Armada further argues that Finding of Fact No. 48 is inconsistent with the Contract Documents. (Mot. to Am. 6:23-7:6). In Finding of Fact No. 48, the Court stated "[i]t is not industry standard for slab-on-grade specifications to allow for cracking." (Order 9:4-5). According to Armada, the Contract Documents acknowledge that cracking is contemplated and provide a repair protocol for when concrete cracks occur. (Mot. to Am. 7:4-6). The Court, however, agrees with Jaynes that Armada's contentions are irrelevant to the Court's finding. (Resp. 16:16-19). The existence of proposed solutions to cracking in the Contract Documents is immaterial to the Court's findings with respect to industry standards.
Next, Armada avers that Finding of Fact No. 55 "is incomplete and not supported by the evidence." (Mot. to Am. 7:24). In this Finding of Fact, the Court stated that "[o]n June 6, 2013, Armada acknowledged that at least some cracks were outside acceptable tolerances." (Order 10:4-5). However, contrary to Armada's argument, this was supported by the record and the Court cited to a June 6, 2013 letter written by Crampton and a portion of Crampton's testimony in which he agreed there were sections of the Area B slab-on-grade that are "slightly outside" acceptable tolerances. (Trial Tr. Crampton 52:22-53:5, ECF No. 127); (see also Ex. 310.2). While Crampton's letter also acknowledges that these cracks "do not appear to be structural in nature, but appear to be more surface and cosmetic," Crampton also recognized in the letter that "[t]he owner may be concerned about appearance, long term durability, or structural integrity." (Ex. 310.2); (Trial Tr. Crampton 53:7-15, ECF No. 127). Therefore, the Court rejects Armada's contention that this finding is unsupported by the record.

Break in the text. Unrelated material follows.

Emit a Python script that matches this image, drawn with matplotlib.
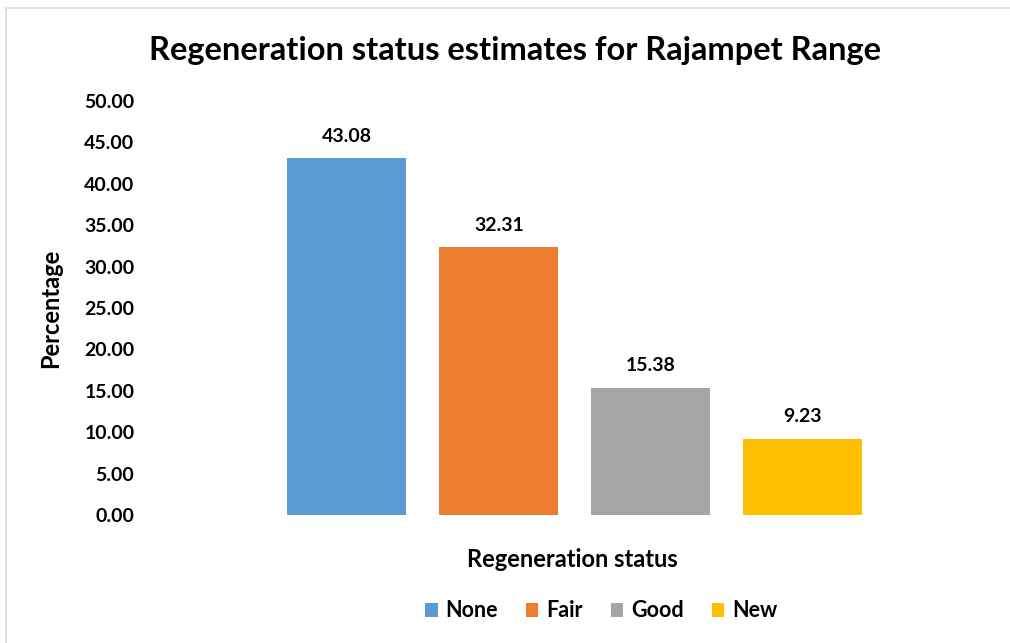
import matplotlib.pyplot as plt
from matplotlib.patches import Rectangle

# data
status = ['None', 'Fair', 'Good', 'New']
percent = [43.08, 32.31, 15.38, 9.23]
colors = ['#5B9BD5', '#ED7D31', '#A5A5A5', '#FFC000']

plt.rcParams['font.family'] = ['Lato', 'DejaVu Sans']
plt.rcParams['font.weight'] = 'bold'

fig = plt.figure(figsize=(10.10, 6.43), dpi=100)
ax = fig.add_axes([0.1386, 0.199, 0.8564, 0.644])

# light frame round the figure
fig.patches.append(Rectangle((0.006, -0.01), 1.0, 0.998, transform=fig.transFigure,
                             fill=False, edgecolor='#d9d9d9', linewidth=1.2))

for i in range(len(status)):
    ax.bar(i, percent[i], width=0.78, color=colors[i], label=status[i])
    ax.text(i, percent[i] + 1.6, '%.2f' % percent[i], ha='center', va='bottom',
            fontsize=14, fontweight='bold')

ax.set_xlim(-1.36, 4.33)
ax.set_ylim(0, 50)
ax.set_yticks([i * 5 for i in range(11)])
ax.set_yticklabels(['%.2f' % (i * 5) for i in range(11)], fontsize=14, fontweight='bold')
ax.set_xticks([])
ax.tick_params(axis='y', length=0, pad=4)
for s in ax.spines.values():
    s.set_visible(False)

ax.set_ylabel('Percentage', fontsize=17, fontweight='bold', labelpad=16)
ax.set_xlabel('Regeneration status', fontsize=17, fontweight='bold', labelpad=24)
fig.text(0.51, 0.922, 'Regeneration status estimates for Rajampet Range', ha='center',
         va='center', fontsize=23.5, fontweight='bold')

fig.legend(loc='center', bbox_to_anchor=(0.595, 0.05), ncol=4, frameon=False,
           fontsize=15.5, handlelength=0.6, handleheight=0.6, columnspacing=1.3,
           handletextpad=0.35)

plt.savefig('out.png', dpi=100)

Relatedly, Armada argues that Finding of Fact No. 60, in which the Court stated that the Corps "rejected the Area B slab-on-grade, primarily due to the cracks in the slab," is inaccurate. (Mot. to Am. 8:4-5); (see Order 10:19-20). According to Armada, this Finding is inaccurate because the Corps letter cited by the Court "does not grade or prioritize the five (5) independent reasons it rejected the Area B slab-on-grade." (Mot. to Am. 8:5-6); (see also Ex. 21.1-.3). While Armada takes issue with the Court's finding that this was the primary reason for the Corps rejection, the prioritization of reasons for the Corps rejection of the Area B slab-on-grade has no impact on the Court's conclusion. The Court found that the Corps was justified in rejecting the Area B slab-on-grade for what it determined to be unacceptable cracking. (Order 18:14-21). As noted supra, Crampton explicitly noted that the presence of cracks might deem the Area B slab-on-grade unacceptable to the Corps. (Trial Tr. Crampton 53:7-15, ECF No. 127). Crampton further acknowledged that the Corps had ultimate authority to reject the Area B slab-on-grade for this reason. (Id. 53:24-54:9). Therefore, the Court concludes that Finding of Fact No. 60 was not manifestly erroneous.
Based on the foregoing, Armada's Motion to Amend fails to articulate errors of law or fact sufficient to justify the extraordinary remedy of amending judgment. See Kona Enters., Inc., 229 F.3d at 890. Accordingly, Armada's Motion to Amend Judgment is denied.